=== GIVEN RECORDS ===

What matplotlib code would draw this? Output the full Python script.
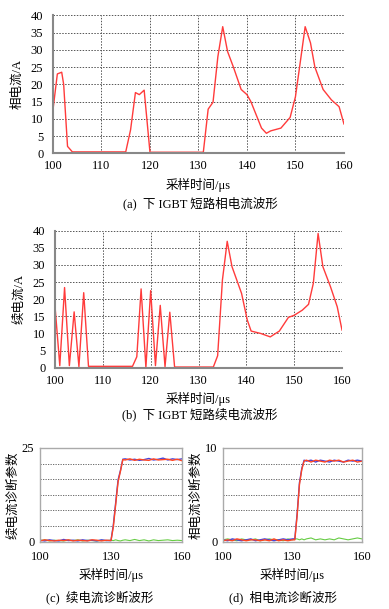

===
=== GIVEN RECORDS ===

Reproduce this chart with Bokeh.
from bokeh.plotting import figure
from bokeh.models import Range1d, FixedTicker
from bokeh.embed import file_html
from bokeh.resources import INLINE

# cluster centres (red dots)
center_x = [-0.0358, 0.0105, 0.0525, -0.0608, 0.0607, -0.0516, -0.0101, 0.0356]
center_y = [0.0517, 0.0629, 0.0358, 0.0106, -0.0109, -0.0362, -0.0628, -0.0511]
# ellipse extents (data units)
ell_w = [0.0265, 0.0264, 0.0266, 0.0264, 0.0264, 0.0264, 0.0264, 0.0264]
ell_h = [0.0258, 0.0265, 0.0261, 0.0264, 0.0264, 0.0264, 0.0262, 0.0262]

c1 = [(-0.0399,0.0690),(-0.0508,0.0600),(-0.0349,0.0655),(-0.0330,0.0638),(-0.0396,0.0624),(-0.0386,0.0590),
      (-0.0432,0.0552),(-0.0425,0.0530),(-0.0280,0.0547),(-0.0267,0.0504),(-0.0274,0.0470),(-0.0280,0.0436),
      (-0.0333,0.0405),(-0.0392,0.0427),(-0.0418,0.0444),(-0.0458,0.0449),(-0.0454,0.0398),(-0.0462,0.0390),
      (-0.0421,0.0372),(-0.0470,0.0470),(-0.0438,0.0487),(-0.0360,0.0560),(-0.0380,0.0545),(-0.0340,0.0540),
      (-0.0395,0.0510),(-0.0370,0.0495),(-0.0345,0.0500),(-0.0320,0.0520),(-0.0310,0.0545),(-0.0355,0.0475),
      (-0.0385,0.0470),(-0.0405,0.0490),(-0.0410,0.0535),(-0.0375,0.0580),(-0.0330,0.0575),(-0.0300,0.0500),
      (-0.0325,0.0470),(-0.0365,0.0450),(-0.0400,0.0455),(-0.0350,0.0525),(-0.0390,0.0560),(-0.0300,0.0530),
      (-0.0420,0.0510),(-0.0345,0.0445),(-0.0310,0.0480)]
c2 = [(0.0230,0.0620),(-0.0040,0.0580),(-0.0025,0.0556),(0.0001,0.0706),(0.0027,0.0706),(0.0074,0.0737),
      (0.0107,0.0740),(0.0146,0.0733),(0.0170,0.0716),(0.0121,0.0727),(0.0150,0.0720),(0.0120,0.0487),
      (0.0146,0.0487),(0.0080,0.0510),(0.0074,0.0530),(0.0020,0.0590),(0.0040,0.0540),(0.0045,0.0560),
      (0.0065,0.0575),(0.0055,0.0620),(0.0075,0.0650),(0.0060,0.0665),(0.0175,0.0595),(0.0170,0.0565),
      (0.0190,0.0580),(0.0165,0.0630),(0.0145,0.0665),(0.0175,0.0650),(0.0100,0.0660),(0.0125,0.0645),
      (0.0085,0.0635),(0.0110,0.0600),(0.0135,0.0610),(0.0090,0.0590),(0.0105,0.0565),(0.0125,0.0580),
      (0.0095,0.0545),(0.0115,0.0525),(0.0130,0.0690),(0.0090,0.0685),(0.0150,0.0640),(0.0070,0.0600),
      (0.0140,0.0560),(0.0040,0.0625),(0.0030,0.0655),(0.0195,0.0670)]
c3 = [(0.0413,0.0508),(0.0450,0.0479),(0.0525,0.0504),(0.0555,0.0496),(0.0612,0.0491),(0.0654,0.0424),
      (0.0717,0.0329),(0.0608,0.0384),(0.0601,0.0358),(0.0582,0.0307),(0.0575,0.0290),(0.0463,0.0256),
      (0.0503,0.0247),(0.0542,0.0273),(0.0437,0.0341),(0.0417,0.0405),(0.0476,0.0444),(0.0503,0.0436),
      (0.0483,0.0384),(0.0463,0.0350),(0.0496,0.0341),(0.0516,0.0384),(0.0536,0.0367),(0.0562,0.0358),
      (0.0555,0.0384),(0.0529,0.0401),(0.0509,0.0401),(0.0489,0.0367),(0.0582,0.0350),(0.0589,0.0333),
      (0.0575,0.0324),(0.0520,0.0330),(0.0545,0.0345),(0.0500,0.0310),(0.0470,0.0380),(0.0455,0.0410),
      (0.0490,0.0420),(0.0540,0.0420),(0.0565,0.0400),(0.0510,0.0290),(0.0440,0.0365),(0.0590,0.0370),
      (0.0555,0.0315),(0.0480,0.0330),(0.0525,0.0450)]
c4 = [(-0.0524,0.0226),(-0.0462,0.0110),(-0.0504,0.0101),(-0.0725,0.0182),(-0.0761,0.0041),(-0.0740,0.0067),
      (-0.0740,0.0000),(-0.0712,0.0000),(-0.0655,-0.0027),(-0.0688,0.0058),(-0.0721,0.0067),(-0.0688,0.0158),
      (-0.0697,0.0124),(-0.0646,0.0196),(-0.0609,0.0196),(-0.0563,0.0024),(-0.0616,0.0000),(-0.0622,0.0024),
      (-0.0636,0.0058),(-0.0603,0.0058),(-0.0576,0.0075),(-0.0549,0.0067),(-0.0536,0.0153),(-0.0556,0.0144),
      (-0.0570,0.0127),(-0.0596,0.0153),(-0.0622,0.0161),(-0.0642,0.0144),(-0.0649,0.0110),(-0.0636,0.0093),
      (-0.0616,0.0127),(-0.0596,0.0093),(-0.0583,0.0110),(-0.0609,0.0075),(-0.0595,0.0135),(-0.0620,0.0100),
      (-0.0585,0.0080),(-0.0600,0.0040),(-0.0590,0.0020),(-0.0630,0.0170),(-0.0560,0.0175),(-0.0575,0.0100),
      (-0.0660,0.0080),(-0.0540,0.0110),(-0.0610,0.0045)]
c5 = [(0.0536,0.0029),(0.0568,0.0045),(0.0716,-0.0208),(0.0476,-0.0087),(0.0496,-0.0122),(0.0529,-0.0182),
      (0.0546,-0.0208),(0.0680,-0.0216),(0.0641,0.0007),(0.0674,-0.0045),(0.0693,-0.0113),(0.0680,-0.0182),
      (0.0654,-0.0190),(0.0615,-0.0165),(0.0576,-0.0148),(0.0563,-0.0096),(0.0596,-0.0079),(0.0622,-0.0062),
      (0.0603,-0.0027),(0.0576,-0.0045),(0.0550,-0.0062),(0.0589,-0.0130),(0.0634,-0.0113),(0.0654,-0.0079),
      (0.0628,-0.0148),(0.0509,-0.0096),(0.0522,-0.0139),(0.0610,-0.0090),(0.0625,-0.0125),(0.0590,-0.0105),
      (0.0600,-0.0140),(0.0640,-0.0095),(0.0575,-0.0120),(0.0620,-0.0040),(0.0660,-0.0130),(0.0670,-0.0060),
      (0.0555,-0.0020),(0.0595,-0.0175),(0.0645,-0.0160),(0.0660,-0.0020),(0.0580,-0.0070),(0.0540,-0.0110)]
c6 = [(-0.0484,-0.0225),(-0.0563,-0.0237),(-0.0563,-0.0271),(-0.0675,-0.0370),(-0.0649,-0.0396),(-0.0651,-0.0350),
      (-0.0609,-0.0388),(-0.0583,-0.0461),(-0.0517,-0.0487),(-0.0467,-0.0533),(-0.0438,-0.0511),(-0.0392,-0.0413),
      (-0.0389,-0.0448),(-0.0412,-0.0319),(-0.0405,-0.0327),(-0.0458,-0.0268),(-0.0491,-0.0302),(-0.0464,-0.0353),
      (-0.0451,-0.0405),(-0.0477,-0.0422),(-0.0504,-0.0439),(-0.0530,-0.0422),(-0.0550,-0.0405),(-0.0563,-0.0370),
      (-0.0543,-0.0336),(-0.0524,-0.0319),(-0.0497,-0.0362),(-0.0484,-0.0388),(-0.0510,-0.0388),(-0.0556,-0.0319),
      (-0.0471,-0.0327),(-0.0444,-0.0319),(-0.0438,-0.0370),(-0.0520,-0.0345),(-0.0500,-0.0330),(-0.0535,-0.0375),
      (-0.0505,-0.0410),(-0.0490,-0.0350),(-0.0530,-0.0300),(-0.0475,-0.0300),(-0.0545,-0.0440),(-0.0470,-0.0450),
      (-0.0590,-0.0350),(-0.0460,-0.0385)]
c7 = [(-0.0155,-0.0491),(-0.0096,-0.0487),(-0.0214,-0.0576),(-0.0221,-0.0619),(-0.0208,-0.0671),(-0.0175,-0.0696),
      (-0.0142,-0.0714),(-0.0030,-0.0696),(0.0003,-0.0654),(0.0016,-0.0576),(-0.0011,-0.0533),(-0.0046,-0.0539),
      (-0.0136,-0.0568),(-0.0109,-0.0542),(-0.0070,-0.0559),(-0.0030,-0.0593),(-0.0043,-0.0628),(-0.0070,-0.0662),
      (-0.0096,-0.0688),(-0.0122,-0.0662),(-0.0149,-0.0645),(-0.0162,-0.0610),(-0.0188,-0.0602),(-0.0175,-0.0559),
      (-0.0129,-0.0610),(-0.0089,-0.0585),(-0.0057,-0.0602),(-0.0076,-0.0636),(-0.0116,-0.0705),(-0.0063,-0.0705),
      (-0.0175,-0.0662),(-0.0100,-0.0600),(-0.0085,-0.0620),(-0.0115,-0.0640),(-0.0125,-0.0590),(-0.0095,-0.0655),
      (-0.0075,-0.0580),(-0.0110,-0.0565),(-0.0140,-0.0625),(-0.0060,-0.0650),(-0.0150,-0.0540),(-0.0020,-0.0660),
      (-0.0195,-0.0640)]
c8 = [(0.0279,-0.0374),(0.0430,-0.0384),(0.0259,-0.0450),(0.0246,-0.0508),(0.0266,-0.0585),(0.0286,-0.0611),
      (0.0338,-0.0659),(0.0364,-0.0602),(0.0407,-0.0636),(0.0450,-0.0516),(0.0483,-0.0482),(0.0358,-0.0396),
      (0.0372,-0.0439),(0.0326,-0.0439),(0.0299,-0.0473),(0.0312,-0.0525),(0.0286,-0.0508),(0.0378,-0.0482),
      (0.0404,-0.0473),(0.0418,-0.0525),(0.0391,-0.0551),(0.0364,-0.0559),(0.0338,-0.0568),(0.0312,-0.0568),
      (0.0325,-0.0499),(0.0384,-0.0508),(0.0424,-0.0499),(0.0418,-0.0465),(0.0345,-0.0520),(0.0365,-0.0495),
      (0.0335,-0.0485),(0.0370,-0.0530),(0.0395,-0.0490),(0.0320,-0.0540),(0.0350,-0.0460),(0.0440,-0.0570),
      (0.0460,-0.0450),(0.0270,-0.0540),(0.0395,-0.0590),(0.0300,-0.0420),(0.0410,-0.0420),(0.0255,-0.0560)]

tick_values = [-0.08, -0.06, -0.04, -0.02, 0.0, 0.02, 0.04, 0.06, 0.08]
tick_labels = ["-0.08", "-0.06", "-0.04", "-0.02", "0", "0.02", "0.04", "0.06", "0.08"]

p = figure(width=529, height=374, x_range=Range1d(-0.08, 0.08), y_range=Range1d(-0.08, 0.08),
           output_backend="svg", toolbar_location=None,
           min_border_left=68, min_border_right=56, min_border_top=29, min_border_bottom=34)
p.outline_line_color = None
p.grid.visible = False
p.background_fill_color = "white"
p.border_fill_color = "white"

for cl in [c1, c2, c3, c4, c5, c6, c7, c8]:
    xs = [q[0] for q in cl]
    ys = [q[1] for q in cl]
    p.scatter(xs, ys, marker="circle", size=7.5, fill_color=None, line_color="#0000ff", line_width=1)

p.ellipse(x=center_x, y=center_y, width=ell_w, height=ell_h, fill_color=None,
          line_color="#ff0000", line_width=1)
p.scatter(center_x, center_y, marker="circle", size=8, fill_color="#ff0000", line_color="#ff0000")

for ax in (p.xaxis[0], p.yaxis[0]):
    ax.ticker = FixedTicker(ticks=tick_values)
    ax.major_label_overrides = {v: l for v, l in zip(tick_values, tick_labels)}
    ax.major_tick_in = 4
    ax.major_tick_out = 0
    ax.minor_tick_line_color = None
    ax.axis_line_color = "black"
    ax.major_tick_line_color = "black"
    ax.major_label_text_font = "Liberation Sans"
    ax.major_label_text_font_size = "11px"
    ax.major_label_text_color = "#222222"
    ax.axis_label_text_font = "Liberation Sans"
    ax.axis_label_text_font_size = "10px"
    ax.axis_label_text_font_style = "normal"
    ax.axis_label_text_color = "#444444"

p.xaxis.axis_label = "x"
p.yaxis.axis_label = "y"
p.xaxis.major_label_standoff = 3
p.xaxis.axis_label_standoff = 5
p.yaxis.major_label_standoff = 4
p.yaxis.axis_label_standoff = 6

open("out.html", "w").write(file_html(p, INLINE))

===
=== GIVEN RECORDS ===

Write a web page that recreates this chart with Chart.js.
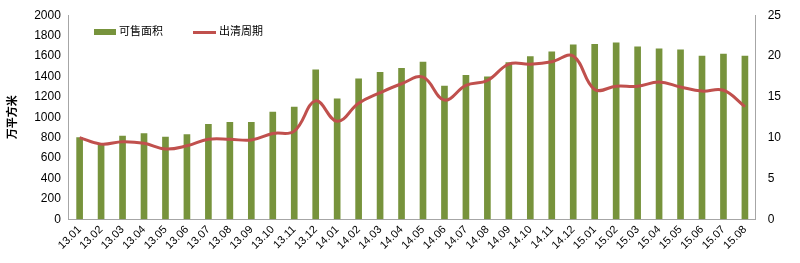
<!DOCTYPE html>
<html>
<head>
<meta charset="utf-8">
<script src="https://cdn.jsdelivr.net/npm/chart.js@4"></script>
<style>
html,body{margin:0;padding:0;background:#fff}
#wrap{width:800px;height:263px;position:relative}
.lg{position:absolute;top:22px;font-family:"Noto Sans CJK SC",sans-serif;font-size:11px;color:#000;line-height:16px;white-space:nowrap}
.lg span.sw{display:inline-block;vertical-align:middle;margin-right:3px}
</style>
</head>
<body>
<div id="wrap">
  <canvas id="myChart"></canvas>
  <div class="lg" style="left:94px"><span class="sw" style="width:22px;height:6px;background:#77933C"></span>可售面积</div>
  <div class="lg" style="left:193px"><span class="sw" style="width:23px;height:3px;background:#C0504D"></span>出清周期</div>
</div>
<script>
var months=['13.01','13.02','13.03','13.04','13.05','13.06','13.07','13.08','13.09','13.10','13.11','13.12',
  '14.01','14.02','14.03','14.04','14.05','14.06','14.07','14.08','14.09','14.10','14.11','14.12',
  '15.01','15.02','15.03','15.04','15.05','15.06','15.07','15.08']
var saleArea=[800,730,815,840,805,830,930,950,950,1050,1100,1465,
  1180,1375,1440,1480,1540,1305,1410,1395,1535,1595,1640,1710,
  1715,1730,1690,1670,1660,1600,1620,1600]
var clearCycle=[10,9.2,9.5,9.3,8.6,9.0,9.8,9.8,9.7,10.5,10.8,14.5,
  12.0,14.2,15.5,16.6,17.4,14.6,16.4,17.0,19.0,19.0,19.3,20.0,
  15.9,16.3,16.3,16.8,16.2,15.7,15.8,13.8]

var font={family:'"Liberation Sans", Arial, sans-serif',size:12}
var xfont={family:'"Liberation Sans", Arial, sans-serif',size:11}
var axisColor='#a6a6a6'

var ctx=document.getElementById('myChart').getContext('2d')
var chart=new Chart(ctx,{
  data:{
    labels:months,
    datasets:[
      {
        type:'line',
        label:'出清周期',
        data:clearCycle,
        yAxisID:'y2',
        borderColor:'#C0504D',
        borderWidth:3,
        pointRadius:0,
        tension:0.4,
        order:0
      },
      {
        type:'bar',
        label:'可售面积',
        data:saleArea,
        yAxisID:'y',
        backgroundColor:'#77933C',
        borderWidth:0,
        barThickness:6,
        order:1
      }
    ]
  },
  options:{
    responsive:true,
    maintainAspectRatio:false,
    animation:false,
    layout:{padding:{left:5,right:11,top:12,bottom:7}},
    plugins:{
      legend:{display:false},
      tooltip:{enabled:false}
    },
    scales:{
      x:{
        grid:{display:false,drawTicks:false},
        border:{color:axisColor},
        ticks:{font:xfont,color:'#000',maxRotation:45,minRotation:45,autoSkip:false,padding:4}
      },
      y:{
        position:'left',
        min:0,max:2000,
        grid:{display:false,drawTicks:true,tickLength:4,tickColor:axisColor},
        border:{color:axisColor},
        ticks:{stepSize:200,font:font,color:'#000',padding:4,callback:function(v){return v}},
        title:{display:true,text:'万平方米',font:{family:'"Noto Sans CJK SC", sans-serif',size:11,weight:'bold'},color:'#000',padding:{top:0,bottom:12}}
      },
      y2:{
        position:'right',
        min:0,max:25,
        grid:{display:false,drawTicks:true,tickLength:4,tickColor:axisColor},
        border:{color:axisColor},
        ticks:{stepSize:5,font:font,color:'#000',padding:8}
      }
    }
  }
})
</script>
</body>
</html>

===

_WORK TO BE COMPLETED_
Copy out precisely the lines from the line with "Reproduce this chart with Bokeh." to the line with "0.0264, 0.0262, 0.0262]" in the material above, including those two lines and omitting all the rest.

_RESULT BELOW_
Reproduce this chart with Bokeh.
from bokeh.plotting import figure
from bokeh.models import Range1d, FixedTicker
from bokeh.embed import file_html
from bokeh.resources import INLINE

# cluster centres (red dots)
center_x = [-0.0358, 0.0105, 0.0525, -0.0608, 0.0607, -0.0516, -0.0101, 0.0356]
center_y = [0.0517, 0.0629, 0.0358, 0.0106, -0.0109, -0.0362, -0.0628, -0.0511]
# ellipse extents (data units)
ell_w = [0.0265, 0.0264, 0.0266, 0.0264, 0.0264, 0.0264, 0.0264, 0.0264]
ell_h = [0.0258, 0.0265, 0.0261, 0.0264, 0.0264, 0.0264, 0.0262, 0.0262]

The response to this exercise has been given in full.